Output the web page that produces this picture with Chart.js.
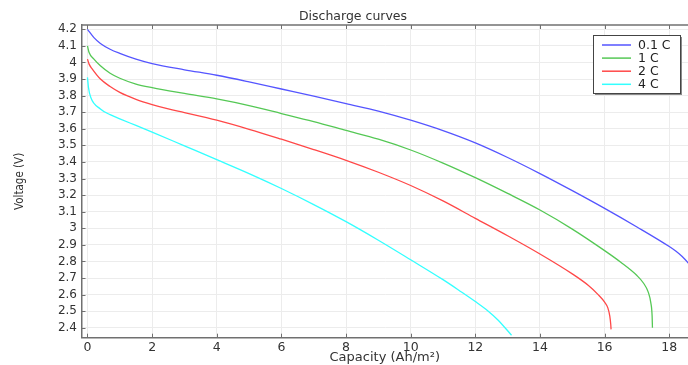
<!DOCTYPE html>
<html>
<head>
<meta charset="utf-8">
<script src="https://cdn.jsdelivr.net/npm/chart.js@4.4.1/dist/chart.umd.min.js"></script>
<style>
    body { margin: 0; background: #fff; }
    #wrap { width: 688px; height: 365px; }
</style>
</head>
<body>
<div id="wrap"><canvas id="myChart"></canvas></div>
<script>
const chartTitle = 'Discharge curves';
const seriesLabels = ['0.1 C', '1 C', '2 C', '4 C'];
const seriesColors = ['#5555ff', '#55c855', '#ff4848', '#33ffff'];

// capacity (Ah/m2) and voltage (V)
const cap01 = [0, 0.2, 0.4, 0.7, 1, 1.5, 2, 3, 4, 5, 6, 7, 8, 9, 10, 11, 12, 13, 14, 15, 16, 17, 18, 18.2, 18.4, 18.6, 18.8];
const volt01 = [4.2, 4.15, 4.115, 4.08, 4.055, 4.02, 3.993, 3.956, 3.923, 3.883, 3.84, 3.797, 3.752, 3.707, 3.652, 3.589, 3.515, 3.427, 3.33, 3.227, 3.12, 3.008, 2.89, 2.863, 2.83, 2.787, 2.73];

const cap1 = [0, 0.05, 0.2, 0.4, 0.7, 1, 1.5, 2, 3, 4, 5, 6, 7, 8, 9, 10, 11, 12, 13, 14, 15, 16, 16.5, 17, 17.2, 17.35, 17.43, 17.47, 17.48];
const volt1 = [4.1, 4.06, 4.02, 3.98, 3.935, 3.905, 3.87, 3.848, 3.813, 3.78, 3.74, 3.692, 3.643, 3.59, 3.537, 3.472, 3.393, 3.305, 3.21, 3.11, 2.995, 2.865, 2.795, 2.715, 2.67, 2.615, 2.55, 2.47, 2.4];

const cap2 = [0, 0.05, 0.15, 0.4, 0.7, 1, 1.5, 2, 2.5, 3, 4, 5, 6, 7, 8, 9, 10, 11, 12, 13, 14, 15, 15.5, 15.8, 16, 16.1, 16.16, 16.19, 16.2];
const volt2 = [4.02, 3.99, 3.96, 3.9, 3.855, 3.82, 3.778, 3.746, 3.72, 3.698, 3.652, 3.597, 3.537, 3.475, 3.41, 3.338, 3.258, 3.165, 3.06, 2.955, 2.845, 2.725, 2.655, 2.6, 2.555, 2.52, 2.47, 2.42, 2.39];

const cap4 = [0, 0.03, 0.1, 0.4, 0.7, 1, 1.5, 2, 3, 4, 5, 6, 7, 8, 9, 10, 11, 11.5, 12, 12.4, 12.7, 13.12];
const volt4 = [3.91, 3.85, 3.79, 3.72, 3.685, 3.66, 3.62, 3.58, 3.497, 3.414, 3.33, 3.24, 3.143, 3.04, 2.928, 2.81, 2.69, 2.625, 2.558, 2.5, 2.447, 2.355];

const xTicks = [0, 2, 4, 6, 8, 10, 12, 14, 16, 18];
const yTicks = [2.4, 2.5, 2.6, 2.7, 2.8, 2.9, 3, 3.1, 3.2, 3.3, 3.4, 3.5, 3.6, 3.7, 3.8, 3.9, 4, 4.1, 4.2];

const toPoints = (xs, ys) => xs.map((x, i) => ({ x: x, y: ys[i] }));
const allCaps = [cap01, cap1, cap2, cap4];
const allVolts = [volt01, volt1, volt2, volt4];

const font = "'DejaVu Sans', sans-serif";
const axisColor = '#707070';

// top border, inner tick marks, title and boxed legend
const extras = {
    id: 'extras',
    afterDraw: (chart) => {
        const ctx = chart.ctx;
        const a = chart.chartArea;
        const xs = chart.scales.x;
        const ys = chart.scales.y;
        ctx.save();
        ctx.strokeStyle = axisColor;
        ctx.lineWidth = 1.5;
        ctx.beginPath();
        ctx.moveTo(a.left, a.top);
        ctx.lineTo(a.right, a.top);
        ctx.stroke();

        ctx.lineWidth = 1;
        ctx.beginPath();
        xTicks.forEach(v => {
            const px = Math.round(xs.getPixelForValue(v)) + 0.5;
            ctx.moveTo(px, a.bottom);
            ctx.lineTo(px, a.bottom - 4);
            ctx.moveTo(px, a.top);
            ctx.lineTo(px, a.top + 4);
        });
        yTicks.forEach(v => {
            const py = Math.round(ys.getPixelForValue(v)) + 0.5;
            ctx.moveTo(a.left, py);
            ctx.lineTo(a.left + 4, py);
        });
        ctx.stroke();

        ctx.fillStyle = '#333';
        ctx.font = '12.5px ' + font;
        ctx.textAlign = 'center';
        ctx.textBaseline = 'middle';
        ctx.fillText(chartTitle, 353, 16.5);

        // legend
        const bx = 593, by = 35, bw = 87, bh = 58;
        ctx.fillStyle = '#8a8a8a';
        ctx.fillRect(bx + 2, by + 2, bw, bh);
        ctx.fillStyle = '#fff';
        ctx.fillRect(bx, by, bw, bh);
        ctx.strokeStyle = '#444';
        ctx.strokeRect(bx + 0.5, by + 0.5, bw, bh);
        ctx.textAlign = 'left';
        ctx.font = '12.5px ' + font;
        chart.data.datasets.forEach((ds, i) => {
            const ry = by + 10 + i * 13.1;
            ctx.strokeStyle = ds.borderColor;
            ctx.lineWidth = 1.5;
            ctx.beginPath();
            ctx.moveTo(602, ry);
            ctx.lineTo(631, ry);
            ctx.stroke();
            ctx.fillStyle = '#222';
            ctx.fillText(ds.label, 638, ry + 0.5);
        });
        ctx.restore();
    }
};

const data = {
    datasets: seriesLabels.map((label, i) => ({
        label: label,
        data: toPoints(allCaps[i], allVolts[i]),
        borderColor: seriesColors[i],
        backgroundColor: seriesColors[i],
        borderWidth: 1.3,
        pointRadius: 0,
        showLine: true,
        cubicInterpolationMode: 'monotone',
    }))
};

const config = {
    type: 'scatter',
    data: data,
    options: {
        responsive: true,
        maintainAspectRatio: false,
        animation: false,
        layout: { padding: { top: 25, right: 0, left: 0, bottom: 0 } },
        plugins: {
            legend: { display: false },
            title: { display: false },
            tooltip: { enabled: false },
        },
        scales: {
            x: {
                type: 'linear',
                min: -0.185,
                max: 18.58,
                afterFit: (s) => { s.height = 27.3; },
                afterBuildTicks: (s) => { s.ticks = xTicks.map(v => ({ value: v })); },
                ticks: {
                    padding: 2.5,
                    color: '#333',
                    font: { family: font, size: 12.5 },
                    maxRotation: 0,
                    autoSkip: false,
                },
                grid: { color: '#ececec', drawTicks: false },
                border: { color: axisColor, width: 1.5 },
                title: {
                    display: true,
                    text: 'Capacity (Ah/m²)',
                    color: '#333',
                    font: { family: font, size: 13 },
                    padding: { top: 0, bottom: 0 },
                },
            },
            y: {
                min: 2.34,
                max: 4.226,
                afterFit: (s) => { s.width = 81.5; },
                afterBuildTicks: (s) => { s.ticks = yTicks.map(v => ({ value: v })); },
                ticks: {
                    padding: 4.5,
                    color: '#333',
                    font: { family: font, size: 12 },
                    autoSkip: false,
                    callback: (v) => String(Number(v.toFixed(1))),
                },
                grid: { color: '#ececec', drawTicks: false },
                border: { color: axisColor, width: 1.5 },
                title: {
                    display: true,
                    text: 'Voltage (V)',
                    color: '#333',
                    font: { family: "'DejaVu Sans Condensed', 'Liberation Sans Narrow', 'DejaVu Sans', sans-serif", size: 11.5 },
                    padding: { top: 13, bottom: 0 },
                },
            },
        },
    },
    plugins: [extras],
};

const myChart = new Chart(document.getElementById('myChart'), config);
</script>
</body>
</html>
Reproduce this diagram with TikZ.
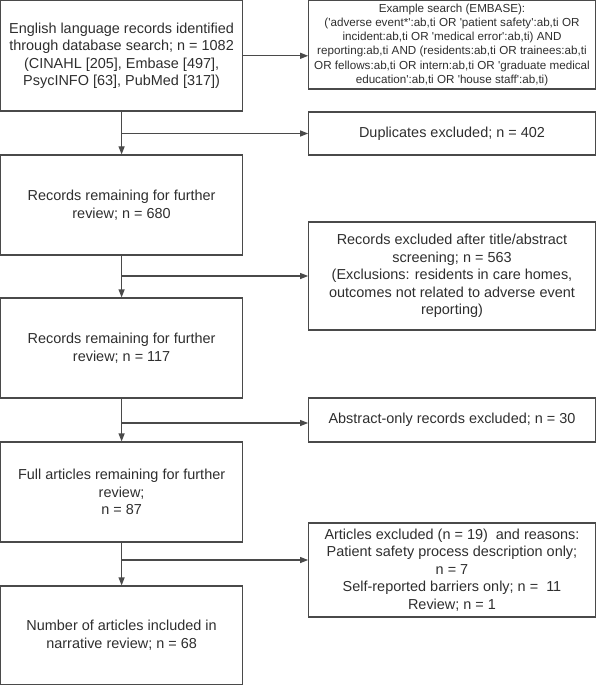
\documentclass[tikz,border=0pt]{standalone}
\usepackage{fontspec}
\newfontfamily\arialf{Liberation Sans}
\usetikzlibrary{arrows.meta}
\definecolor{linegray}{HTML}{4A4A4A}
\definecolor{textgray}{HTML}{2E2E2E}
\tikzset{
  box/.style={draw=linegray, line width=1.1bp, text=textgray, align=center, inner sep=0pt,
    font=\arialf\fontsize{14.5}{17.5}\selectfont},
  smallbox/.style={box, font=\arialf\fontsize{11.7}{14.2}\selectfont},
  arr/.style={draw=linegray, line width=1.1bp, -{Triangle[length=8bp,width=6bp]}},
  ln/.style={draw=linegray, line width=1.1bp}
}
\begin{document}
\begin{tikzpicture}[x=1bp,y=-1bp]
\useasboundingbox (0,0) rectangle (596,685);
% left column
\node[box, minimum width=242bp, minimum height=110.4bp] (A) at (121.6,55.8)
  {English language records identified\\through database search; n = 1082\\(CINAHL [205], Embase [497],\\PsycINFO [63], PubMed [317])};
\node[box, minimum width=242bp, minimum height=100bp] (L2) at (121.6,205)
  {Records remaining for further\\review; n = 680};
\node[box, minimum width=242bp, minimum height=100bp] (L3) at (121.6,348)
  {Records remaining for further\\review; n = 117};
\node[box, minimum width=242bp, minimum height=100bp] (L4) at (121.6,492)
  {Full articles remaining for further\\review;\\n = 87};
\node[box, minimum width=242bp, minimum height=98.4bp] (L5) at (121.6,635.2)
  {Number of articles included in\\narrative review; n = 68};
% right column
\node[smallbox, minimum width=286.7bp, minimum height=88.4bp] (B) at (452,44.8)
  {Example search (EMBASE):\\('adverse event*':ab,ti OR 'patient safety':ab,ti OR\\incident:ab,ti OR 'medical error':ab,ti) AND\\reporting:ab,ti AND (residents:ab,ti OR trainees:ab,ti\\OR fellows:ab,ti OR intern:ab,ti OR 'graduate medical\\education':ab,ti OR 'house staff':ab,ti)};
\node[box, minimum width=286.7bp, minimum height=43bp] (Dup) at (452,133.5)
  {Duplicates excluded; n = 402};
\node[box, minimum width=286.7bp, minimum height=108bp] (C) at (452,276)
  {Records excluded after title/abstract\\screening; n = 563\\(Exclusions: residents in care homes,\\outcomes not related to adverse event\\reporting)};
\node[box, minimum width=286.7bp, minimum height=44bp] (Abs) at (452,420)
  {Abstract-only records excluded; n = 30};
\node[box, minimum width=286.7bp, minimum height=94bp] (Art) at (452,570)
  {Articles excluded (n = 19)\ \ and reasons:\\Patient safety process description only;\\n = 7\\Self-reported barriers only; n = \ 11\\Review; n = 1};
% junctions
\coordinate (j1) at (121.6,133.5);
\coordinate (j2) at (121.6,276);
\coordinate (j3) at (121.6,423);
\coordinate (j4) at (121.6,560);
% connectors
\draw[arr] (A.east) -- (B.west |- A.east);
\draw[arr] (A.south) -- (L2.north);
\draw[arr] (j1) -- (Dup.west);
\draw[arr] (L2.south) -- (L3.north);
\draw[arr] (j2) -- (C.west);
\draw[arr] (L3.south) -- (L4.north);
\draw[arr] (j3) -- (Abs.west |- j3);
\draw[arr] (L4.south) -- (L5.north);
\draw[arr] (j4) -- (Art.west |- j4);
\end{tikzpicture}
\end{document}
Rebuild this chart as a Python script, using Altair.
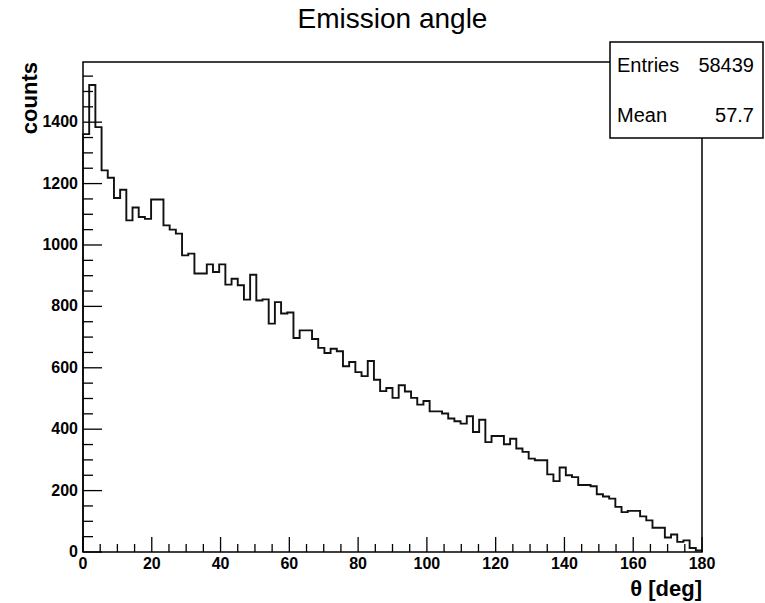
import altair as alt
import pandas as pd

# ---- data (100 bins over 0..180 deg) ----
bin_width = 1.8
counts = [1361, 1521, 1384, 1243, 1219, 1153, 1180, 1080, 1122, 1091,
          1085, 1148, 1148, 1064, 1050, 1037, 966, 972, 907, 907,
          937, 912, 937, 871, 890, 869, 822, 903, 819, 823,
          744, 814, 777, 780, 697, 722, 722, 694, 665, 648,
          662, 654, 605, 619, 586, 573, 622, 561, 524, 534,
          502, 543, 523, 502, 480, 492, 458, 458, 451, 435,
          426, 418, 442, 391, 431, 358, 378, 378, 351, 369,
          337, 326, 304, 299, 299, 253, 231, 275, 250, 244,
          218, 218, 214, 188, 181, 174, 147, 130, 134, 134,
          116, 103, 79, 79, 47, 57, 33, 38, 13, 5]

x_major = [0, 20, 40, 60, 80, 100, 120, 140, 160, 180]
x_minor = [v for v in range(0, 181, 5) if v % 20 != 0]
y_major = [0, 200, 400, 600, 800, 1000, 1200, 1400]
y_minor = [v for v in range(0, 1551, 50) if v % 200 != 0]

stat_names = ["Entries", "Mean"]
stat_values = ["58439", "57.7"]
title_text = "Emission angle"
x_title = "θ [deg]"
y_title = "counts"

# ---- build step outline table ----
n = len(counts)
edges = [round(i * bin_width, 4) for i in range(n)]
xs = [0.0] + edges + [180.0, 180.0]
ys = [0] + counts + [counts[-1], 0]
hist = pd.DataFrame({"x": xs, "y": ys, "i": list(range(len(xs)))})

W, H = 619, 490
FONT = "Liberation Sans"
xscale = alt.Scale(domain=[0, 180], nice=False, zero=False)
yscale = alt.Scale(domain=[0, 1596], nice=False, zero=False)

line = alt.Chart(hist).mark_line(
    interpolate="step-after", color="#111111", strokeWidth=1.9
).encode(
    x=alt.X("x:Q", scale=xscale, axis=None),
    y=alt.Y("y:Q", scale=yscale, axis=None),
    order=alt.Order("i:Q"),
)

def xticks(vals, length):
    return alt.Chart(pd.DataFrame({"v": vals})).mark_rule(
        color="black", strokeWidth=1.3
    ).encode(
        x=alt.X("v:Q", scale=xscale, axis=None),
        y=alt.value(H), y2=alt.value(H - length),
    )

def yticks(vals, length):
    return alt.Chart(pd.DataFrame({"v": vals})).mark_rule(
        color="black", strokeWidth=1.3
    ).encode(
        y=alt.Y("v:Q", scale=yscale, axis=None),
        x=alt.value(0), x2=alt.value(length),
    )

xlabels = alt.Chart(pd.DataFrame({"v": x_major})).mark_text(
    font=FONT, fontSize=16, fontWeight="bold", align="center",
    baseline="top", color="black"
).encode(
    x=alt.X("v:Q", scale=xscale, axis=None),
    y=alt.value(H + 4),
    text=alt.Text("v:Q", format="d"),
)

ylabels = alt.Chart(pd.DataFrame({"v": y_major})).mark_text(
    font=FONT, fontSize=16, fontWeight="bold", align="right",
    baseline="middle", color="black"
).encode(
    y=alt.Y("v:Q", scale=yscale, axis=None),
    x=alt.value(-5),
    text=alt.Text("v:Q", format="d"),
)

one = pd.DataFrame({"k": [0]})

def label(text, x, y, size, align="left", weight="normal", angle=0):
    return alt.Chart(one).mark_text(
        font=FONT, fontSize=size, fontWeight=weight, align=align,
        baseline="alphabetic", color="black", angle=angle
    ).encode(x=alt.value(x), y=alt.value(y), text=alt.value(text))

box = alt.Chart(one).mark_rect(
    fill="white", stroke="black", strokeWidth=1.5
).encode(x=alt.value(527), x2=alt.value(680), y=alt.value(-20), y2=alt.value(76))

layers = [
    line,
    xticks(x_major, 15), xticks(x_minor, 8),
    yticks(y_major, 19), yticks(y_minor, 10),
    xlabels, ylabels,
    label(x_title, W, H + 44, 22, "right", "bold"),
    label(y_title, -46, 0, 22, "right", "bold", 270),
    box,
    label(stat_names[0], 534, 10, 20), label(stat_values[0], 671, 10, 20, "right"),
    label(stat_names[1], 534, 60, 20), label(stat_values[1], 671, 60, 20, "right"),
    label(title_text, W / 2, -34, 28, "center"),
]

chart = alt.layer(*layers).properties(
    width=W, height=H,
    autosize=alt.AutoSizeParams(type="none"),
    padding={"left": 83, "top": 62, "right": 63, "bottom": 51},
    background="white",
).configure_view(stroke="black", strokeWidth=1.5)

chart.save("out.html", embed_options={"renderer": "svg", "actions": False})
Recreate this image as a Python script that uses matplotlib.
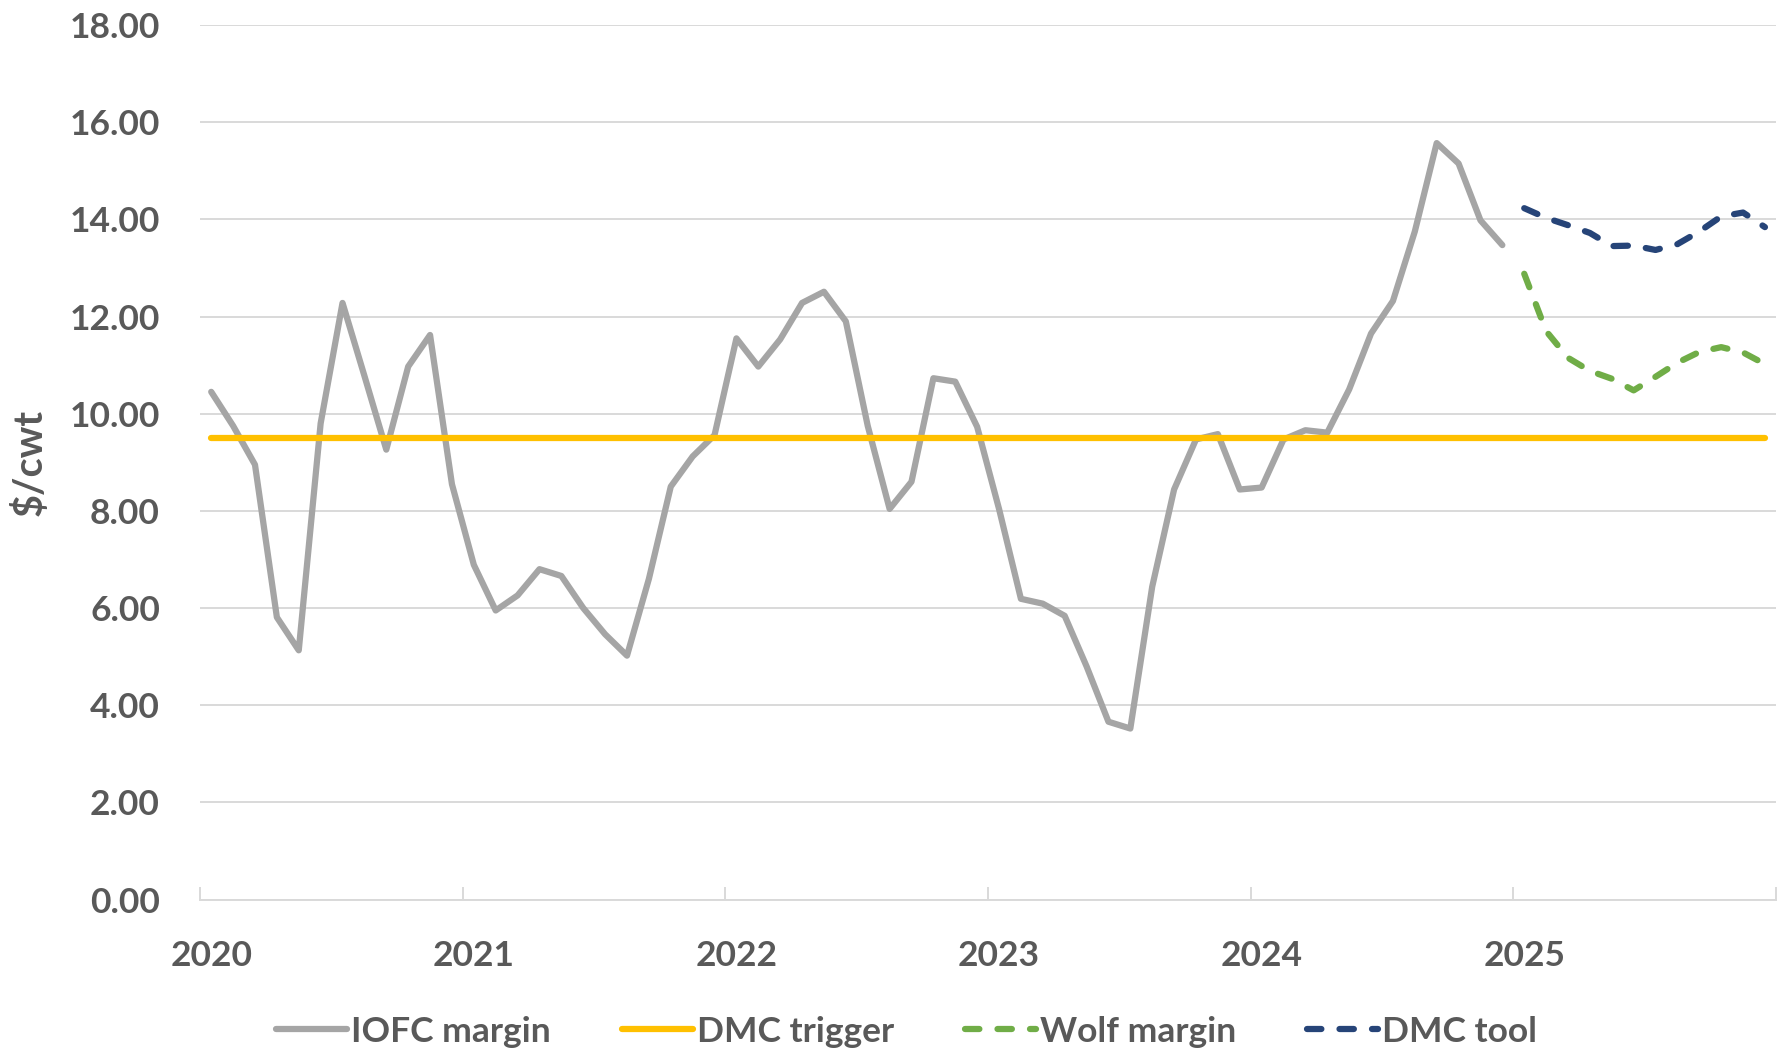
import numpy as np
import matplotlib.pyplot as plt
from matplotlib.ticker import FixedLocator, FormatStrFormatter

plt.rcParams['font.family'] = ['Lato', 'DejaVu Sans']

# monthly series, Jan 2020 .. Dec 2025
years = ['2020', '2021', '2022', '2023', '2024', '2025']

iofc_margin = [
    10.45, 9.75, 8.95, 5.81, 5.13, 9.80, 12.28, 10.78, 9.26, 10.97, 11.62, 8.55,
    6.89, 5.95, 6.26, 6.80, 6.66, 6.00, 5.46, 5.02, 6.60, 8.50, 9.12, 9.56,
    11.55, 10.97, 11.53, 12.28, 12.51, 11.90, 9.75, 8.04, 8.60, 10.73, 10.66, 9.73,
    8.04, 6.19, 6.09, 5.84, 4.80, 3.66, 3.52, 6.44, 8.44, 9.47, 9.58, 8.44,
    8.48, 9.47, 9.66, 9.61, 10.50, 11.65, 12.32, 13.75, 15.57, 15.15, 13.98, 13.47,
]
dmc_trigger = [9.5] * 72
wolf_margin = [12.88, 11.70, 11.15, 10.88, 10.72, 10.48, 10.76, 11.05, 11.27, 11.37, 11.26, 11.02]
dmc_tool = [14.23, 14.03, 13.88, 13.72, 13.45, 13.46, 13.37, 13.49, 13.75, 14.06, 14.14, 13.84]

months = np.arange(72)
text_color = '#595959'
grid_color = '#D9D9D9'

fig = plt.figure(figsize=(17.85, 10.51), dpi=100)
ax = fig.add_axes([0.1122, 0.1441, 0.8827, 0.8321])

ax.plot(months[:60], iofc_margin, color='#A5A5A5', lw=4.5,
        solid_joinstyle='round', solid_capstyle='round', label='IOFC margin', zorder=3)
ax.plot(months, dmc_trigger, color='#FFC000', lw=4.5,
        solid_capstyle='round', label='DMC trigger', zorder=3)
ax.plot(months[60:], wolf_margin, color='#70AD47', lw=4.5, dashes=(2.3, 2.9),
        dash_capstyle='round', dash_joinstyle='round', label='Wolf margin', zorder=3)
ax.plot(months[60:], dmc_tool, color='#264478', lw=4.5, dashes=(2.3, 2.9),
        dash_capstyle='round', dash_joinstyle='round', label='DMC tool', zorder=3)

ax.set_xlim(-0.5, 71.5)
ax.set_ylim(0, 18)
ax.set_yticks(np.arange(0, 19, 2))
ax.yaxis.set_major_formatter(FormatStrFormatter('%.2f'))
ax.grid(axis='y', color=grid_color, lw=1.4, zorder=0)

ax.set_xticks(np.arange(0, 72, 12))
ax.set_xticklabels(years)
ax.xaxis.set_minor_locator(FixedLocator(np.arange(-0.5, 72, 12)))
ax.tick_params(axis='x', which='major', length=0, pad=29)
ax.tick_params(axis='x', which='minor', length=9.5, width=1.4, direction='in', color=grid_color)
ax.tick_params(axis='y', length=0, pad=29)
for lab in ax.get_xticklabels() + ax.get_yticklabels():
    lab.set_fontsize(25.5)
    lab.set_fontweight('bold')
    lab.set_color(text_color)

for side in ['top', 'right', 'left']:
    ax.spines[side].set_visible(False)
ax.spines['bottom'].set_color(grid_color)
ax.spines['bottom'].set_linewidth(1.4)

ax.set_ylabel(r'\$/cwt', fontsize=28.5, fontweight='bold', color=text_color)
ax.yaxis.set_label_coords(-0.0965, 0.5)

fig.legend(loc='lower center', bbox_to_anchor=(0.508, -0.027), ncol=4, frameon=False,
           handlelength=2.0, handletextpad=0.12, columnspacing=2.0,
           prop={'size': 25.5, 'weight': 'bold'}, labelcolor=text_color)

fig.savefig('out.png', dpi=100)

================

The task:
Pictures stay out. Repeat only the lines from the beginning of the data through the line that has "['#5555ff', '#55c855', '#ff4848', '#33ffff'];".

Response:
Output the web page that produces this picture with Chart.js.
<!DOCTYPE html>
<html>
<head>
<meta charset="utf-8">
<script src="https://cdn.jsdelivr.net/npm/chart.js@4.4.1/dist/chart.umd.min.js"></script>
<style>
    body { margin: 0; background: #fff; }
    #wrap { width: 688px; height: 365px; }
</style>
</head>
<body>
<div id="wrap"><canvas id="myChart"></canvas></div>
<script>
const chartTitle = 'Discharge curves';
const seriesLabels = ['0.1 C', '1 C', '2 C', '4 C'];
const seriesColors = ['#5555ff', '#55c855', '#ff4848', '#33ffff'];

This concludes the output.